◆ Description of the task
Without the pictures, set down the records below word for word.

+ + + +

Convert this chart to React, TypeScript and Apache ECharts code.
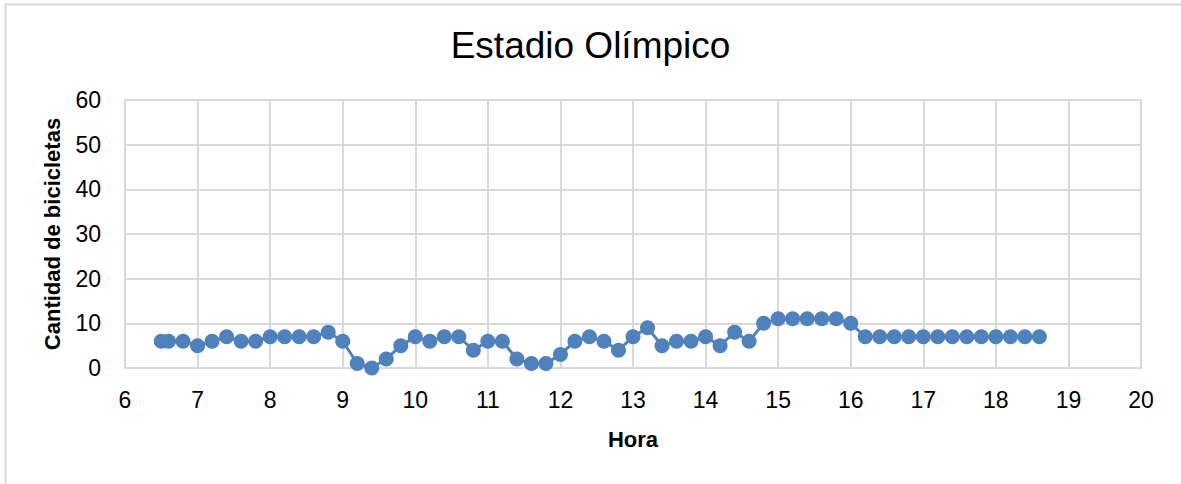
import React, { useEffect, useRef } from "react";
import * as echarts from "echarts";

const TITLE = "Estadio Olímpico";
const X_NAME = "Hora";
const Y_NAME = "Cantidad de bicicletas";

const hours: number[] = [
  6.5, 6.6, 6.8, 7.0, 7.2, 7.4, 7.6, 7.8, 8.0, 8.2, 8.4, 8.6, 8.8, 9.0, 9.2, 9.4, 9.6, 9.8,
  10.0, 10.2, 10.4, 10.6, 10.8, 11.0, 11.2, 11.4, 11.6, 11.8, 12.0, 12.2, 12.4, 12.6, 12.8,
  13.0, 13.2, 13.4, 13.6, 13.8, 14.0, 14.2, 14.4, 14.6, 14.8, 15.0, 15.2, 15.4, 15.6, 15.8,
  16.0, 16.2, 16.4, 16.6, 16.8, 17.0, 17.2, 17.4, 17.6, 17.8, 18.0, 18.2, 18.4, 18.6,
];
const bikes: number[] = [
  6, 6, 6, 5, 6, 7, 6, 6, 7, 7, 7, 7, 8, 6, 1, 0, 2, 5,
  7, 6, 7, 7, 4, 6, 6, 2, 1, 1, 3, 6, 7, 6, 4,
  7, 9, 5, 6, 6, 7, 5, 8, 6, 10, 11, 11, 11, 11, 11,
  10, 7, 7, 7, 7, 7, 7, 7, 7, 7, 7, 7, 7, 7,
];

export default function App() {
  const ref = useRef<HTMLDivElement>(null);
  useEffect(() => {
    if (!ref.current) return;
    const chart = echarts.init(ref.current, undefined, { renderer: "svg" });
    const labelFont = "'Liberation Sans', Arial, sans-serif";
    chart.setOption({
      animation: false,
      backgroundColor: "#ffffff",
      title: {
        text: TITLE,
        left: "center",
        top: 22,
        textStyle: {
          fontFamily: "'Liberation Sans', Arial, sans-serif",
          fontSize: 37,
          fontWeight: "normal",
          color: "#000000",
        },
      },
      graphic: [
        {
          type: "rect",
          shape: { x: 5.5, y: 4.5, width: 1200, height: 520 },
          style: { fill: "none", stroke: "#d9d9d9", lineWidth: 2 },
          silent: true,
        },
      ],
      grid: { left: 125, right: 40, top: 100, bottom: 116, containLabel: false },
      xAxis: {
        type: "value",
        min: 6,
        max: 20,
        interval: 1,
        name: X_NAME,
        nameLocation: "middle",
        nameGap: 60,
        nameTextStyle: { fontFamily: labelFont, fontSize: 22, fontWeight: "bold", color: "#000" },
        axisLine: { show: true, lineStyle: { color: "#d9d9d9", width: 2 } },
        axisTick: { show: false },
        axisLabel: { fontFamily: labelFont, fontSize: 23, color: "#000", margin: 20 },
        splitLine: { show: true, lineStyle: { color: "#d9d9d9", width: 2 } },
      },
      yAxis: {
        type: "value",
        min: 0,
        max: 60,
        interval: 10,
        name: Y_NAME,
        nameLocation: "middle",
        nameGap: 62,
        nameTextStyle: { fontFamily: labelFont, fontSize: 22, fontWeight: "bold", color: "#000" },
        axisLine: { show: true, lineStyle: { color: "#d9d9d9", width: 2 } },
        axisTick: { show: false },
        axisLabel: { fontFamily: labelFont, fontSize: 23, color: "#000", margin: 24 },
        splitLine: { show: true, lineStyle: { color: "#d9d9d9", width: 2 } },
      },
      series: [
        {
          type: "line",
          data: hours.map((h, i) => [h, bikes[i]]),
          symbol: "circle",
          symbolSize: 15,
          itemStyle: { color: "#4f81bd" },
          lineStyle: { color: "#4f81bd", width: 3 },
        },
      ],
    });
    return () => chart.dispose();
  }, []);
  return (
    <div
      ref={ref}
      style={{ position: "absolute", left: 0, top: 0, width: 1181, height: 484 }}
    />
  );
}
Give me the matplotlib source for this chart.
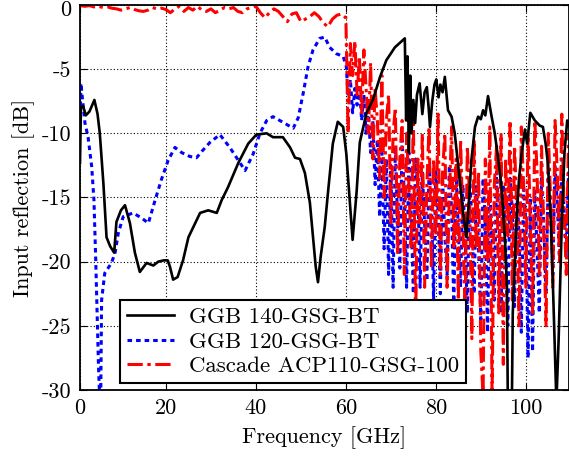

+ + + +

◆ Problem solution
Convert this chart to React, TypeScript and Apache ECharts code.
import React, { useEffect, useRef } from "react";
import * as echarts from "echarts";

const TITLE = "Estadio Olímpico";
const X_NAME = "Hora";
const Y_NAME = "Cantidad de bicicletas";

const hours: number[] = [
  6.5, 6.6, 6.8, 7.0, 7.2, 7.4, 7.6, 7.8, 8.0, 8.2, 8.4, 8.6, 8.8, 9.0, 9.2, 9.4, 9.6, 9.8,
  10.0, 10.2, 10.4, 10.6, 10.8, 11.0, 11.2, 11.4, 11.6, 11.8, 12.0, 12.2, 12.4, 12.6, 12.8,
  13.0, 13.2, 13.4, 13.6, 13.8, 14.0, 14.2, 14.4, 14.6, 14.8, 15.0, 15.2, 15.4, 15.6, 15.8,
  16.0, 16.2, 16.4, 16.6, 16.8, 17.0, 17.2, 17.4, 17.6, 17.8, 18.0, 18.2, 18.4, 18.6,
];
const bikes: number[] = [
  6, 6, 6, 5, 6, 7, 6, 6, 7, 7, 7, 7, 8, 6, 1, 0, 2, 5,
  7, 6, 7, 7, 4, 6, 6, 2, 1, 1, 3, 6, 7, 6, 4,
  7, 9, 5, 6, 6, 7, 5, 8, 6, 10, 11, 11, 11, 11, 11,
  10, 7, 7, 7, 7, 7, 7, 7, 7, 7, 7, 7, 7, 7,
];

export default function App() {
  const ref = useRef<HTMLDivElement>(null);
  useEffect(() => {
    if (!ref.current) return;
    const chart = echarts.init(ref.current, undefined, { renderer: "svg" });
    const labelFont = "'Liberation Sans', Arial, sans-serif";
    chart.setOption({
      animation: false,
      backgroundColor: "#ffffff",
      title: {
        text: TITLE,
        left: "center",
        top: 22,
        textStyle: {
          fontFamily: "'Liberation Sans', Arial, sans-serif",
          fontSize: 37,
          fontWeight: "normal",
          color: "#000000",
        },
      },
      graphic: [
        {
          type: "rect",
          shape: { x: 5.5, y: 4.5, width: 1200, height: 520 },
          style: { fill: "none", stroke: "#d9d9d9", lineWidth: 2 },
          silent: true,
        },
      ],
      grid: { left: 125, right: 40, top: 100, bottom: 116, containLabel: false },
      xAxis: {
        type: "value",
        min: 6,
        max: 20,
        interval: 1,
        name: X_NAME,
        nameLocation: "middle",
        nameGap: 60,
        nameTextStyle: { fontFamily: labelFont, fontSize: 22, fontWeight: "bold", color: "#000" },
        axisLine: { show: true, lineStyle: { color: "#d9d9d9", width: 2 } },
        axisTick: { show: false },
        axisLabel: { fontFamily: labelFont, fontSize: 23, color: "#000", margin: 20 },
        splitLine: { show: true, lineStyle: { color: "#d9d9d9", width: 2 } },
      },
      yAxis: {
        type: "value",
        min: 0,
        max: 60,
        interval: 10,
        name: Y_NAME,
        nameLocation: "middle",
        nameGap: 62,
        nameTextStyle: { fontFamily: labelFont, fontSize: 22, fontWeight: "bold", color: "#000" },
        axisLine: { show: true, lineStyle: { color: "#d9d9d9", width: 2 } },
        axisTick: { show: false },
        axisLabel: { fontFamily: labelFont, fontSize: 23, color: "#000", margin: 24 },
        splitLine: { show: true, lineStyle: { color: "#d9d9d9", width: 2 } },
      },
      series: [
        {
          type: "line",
          data: hours.map((h, i) => [h, bikes[i]]),
          symbol: "circle",
          symbolSize: 15,
          itemStyle: { color: "#4f81bd" },
          lineStyle: { color: "#4f81bd", width: 3 },
        },
      ],
    });
    return () => chart.dispose();
  }, []);
  return (
    <div
      ref={ref}
      style={{ position: "absolute", left: 0, top: 0, width: 1181, height: 484 }}
    />
  );
}
Give me the matplotlib source for this chart.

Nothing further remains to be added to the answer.